Preparing dinnerware from citrus/Photo: Ayelet Dekel

 

Citrus fruit dinnerware by Ori Sonnenschein - the finished product/Photo: Ayelet Dekel

At the pottery stand, mud from the Dead Sea was available as well as more traditional clay for
making hand-built or wheel-thrown pots. One student brought a mold from home to experiment with casting Dead Sea mud, which turned out not to have enough elasticity and tended to crack when dry. I found Omri, a second year student working on a coil-pot, an activity one might tend to associate with young children in a beginning ceramics class. When asked about his choice of activity, Omri said, “I know how to work in a very planned and organized manner, so I’m taking advantage of this opportunity to work more freely. I’m going with my feelings, something we don’t usually do in the department.”

Photo: Ayelet Dekel
Photo: Ayelet Dekel

Hadas, a third-year student and Noga, a fourth year student were experimenting with straw they brought from Kibbutz Regba, to see if it could be worked into a papier mache for making plates. When I saw them they were breaking and crumbling the straw into small pieces, to which they would add flour, water and perhaps some starch to hold the paste together.

Photo: Ayelet Dekel

One young participant brought some supplies from home to try out his own dinnerware & food related idea: pepper candles.

The vagaries of the weather were an incentive to improvisation. Culinary designer Antto Melasniemi had planned a meal to cook in a solar kitchen, but the lack of sun suggested an alternative. “We’re going to do an earth oven,” he said undaunted, “we’ll just throw in some vegetables and see what comes out.”
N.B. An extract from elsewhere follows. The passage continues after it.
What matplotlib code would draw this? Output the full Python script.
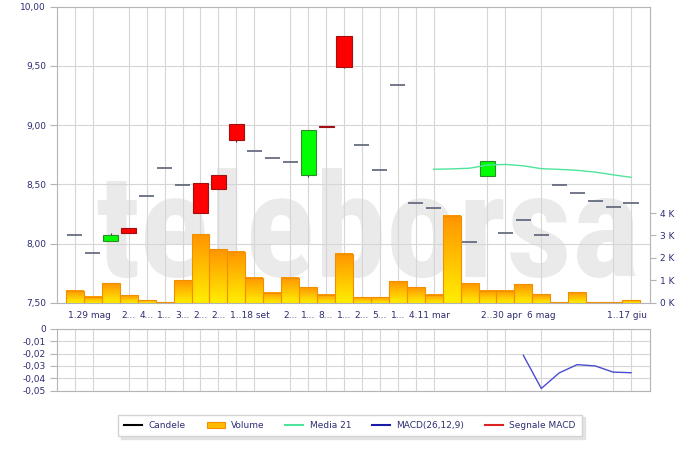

Dim outlook for solar cooking at the Dead Sea/Photo: Ayelet Dekel

 

Antto Melasniemi/Photo: Ayelet Dekel
Photo: Ayelet Dekel

A very different approach to learning and design, the Dead Sea workshops seem to be fun for everyone. Asked what he would like the students to glean from this experience, Department Head Parnes said, “I would like to connect students to the vast stores of human knowledge. This is a field that developed from crafts. Our students, as designers of the future are expected to further develop and advance industrial design. How can they do that without the foundations?”